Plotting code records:
----
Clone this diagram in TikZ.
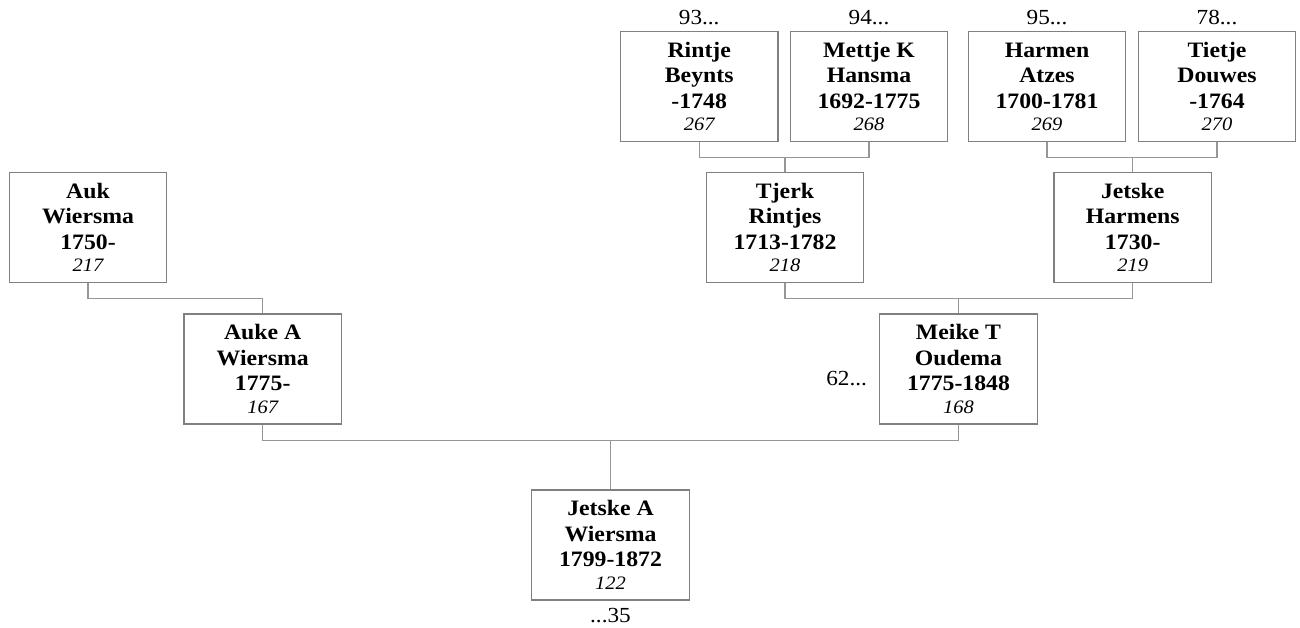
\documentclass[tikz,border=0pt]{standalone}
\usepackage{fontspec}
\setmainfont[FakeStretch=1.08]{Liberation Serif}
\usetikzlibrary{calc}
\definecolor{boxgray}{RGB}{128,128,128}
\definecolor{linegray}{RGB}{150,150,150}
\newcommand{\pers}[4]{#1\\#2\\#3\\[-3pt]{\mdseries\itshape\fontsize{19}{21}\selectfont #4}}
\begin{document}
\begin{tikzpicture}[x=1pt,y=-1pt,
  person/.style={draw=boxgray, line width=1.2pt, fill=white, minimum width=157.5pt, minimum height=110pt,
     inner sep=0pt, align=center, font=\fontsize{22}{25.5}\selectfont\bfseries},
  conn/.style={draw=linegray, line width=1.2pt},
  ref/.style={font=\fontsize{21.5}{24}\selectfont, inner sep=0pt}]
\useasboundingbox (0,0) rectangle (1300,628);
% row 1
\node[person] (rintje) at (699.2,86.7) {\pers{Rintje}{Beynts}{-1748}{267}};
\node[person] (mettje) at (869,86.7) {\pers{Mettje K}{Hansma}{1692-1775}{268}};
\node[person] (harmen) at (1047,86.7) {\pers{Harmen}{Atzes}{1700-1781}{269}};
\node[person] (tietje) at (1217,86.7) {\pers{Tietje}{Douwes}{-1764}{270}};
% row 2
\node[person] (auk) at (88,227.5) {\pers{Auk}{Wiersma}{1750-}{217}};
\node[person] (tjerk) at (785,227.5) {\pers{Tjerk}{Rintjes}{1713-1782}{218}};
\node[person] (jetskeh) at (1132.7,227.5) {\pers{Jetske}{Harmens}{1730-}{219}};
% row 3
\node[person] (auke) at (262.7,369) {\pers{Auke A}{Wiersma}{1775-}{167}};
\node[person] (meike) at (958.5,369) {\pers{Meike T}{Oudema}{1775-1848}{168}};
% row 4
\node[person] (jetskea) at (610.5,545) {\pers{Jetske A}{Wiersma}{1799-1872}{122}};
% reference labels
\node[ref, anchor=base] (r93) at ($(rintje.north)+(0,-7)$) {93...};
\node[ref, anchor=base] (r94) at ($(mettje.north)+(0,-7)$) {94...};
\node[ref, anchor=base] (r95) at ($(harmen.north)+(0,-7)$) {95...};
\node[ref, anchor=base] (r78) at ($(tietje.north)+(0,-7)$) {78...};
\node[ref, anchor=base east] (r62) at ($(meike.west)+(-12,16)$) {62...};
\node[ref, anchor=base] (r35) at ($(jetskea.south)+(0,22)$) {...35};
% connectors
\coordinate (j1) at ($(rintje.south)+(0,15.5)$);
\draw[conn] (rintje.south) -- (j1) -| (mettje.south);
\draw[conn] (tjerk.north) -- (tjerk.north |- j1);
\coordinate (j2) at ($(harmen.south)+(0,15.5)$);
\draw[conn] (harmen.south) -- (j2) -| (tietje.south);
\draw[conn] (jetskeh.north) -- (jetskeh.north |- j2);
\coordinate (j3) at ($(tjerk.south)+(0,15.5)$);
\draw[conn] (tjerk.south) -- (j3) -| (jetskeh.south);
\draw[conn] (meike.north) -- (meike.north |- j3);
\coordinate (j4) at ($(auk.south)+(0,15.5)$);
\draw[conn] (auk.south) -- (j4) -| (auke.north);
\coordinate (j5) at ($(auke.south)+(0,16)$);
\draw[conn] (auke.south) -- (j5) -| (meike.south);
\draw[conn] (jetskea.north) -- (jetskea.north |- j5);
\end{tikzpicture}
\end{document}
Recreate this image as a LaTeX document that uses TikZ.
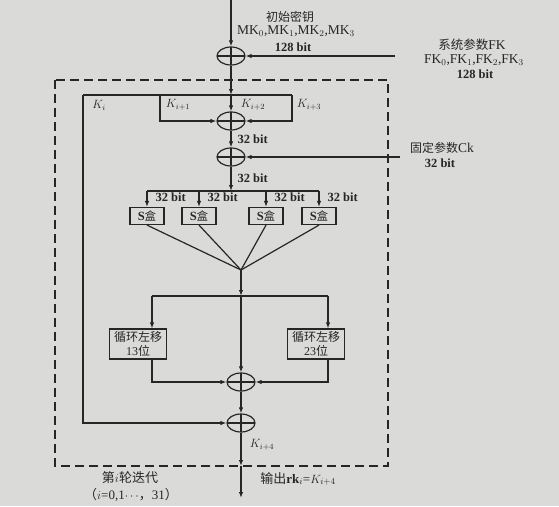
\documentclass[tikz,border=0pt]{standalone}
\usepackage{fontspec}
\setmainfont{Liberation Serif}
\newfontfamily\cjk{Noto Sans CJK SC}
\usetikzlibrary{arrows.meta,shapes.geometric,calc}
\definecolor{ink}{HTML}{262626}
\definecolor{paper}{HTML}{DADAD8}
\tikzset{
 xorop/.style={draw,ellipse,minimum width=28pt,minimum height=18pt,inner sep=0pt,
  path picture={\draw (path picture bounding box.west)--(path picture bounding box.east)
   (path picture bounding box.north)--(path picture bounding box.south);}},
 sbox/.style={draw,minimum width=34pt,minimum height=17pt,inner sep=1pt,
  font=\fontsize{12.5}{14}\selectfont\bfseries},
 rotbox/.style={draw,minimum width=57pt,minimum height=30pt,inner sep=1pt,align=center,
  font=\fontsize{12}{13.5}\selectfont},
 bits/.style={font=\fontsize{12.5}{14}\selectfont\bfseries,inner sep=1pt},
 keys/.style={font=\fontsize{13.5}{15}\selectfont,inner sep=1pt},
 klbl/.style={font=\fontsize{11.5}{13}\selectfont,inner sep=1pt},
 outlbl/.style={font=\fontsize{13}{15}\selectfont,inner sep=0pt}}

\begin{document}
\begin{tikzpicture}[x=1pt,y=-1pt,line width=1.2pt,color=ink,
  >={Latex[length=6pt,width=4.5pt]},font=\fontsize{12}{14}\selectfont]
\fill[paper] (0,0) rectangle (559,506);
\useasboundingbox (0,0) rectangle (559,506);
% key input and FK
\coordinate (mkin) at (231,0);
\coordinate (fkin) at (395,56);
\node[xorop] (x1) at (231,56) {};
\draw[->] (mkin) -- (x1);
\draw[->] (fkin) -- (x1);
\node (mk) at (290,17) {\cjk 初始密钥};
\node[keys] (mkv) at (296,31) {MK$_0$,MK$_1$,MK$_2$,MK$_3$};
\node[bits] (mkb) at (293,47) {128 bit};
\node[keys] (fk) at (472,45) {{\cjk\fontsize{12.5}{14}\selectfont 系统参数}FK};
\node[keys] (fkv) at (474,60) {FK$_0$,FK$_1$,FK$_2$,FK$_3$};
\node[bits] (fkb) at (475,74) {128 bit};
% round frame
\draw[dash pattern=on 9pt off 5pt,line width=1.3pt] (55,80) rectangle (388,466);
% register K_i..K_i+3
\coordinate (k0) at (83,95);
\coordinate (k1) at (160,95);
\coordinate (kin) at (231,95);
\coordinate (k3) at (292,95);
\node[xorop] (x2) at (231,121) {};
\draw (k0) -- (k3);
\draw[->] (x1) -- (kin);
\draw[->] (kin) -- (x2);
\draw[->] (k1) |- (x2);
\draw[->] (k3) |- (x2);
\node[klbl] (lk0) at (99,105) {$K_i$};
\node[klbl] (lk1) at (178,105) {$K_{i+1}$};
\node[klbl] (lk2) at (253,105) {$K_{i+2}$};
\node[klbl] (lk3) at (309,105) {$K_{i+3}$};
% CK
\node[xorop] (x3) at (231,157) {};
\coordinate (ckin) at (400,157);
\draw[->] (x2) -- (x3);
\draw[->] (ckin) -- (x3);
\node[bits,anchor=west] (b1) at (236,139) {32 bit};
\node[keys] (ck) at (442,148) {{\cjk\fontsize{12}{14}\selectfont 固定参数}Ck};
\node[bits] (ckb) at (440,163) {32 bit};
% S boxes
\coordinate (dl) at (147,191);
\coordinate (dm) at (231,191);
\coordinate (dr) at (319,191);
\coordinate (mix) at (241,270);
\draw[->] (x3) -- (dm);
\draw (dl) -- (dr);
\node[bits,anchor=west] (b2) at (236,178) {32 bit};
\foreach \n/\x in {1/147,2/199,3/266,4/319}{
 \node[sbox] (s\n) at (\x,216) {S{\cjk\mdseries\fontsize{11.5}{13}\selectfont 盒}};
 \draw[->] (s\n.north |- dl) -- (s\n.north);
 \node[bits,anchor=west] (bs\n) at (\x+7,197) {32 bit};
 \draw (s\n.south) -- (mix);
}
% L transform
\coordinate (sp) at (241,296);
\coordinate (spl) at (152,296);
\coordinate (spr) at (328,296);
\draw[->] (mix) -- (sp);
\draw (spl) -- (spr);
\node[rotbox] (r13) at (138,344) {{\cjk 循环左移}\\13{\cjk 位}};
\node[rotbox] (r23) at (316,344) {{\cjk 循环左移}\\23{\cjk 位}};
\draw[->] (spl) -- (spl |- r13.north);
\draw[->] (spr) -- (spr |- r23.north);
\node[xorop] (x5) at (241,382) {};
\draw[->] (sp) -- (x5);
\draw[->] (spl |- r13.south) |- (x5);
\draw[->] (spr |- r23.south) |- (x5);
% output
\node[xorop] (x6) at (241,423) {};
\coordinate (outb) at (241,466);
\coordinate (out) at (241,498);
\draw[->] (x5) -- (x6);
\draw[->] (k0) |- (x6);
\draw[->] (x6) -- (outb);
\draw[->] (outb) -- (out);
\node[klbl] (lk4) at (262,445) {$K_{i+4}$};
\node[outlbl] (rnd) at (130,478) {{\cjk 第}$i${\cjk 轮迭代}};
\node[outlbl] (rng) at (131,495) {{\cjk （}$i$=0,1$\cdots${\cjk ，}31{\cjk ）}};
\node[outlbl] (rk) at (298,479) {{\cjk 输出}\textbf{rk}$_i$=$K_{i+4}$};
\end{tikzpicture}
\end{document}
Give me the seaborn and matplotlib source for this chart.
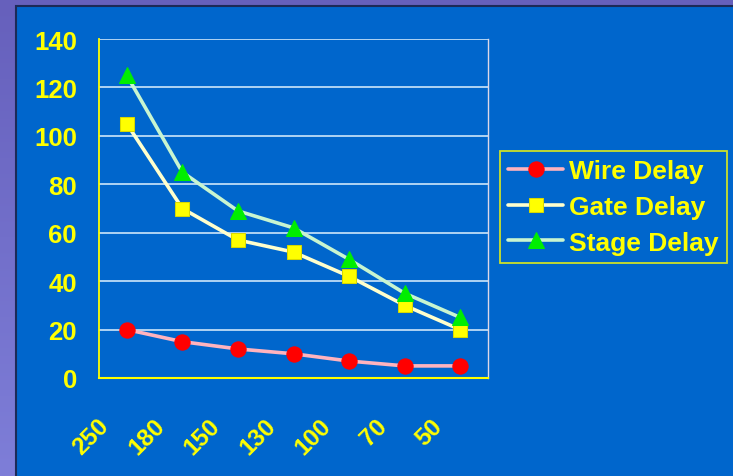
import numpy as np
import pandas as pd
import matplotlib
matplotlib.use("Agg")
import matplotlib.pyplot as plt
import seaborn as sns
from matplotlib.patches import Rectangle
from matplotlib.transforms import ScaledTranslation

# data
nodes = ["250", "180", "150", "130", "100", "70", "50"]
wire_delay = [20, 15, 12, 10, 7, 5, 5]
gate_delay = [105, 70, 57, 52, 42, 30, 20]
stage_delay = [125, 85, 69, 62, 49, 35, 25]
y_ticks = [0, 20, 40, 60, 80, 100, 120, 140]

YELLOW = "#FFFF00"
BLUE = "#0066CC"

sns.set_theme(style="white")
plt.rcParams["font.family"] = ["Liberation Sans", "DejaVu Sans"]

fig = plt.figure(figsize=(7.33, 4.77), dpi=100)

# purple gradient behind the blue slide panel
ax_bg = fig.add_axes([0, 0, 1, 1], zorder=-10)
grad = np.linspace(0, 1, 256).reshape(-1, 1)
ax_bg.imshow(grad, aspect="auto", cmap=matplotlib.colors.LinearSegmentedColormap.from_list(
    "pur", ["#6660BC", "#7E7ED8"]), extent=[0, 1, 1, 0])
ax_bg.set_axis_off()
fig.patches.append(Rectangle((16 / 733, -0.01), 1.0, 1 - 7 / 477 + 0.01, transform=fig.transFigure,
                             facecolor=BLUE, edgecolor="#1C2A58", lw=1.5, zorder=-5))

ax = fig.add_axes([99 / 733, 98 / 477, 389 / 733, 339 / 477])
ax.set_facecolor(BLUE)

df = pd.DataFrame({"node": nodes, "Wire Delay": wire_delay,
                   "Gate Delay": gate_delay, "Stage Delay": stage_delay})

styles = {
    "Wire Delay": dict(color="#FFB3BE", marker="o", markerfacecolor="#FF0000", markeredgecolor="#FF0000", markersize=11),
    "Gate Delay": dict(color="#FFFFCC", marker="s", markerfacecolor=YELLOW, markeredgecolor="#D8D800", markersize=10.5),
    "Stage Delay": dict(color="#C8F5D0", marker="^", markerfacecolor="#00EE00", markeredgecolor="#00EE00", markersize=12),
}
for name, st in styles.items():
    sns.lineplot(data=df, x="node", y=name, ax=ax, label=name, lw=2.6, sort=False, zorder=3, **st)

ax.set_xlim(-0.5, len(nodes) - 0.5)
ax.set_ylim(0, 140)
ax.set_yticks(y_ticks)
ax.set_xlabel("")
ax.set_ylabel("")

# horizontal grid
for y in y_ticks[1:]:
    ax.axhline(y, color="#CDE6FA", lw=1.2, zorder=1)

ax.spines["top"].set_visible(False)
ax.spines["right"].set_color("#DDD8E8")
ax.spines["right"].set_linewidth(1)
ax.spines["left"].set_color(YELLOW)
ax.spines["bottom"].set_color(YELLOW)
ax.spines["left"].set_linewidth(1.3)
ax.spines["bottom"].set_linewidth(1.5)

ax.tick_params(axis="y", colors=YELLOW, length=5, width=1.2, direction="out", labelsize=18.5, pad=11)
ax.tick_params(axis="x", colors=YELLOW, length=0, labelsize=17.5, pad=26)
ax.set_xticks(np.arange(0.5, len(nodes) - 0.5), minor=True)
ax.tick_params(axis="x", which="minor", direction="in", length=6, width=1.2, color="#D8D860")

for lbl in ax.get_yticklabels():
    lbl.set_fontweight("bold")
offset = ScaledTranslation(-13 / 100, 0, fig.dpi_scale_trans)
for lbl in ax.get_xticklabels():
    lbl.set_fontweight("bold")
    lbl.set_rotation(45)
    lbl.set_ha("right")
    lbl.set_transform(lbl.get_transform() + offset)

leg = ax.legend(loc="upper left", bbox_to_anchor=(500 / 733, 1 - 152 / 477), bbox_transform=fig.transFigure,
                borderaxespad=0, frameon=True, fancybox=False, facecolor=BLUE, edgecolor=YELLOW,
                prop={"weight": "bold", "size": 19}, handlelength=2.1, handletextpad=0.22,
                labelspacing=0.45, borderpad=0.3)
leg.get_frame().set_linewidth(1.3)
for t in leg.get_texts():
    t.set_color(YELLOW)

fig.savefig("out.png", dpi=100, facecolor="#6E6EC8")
----
Exercise instructions: In the listing above, find the line with "Give me the" and the line with "ax.set_facecolor(BLUE)". Copy exactly those lines and all between them, minus the images.

Answer in full:
Give me the seaborn and matplotlib source for this chart.
import numpy as np
import pandas as pd
import matplotlib
matplotlib.use("Agg")
import matplotlib.pyplot as plt
import seaborn as sns
from matplotlib.patches import Rectangle
from matplotlib.transforms import ScaledTranslation

# data
nodes = ["250", "180", "150", "130", "100", "70", "50"]
wire_delay = [20, 15, 12, 10, 7, 5, 5]
gate_delay = [105, 70, 57, 52, 42, 30, 20]
stage_delay = [125, 85, 69, 62, 49, 35, 25]
y_ticks = [0, 20, 40, 60, 80, 100, 120, 140]

YELLOW = "#FFFF00"
BLUE = "#0066CC"

sns.set_theme(style="white")
plt.rcParams["font.family"] = ["Liberation Sans", "DejaVu Sans"]

fig = plt.figure(figsize=(7.33, 4.77), dpi=100)

# purple gradient behind the blue slide panel
ax_bg = fig.add_axes([0, 0, 1, 1], zorder=-10)
grad = np.linspace(0, 1, 256).reshape(-1, 1)
ax_bg.imshow(grad, aspect="auto", cmap=matplotlib.colors.LinearSegmentedColormap.from_list(
    "pur", ["#6660BC", "#7E7ED8"]), extent=[0, 1, 1, 0])
ax_bg.set_axis_off()
fig.patches.append(Rectangle((16 / 733, -0.01), 1.0, 1 - 7 / 477 + 0.01, transform=fig.transFigure,
                             facecolor=BLUE, edgecolor="#1C2A58", lw=1.5, zorder=-5))

ax = fig.add_axes([99 / 733, 98 / 477, 389 / 733, 339 / 477])
ax.set_facecolor(BLUE)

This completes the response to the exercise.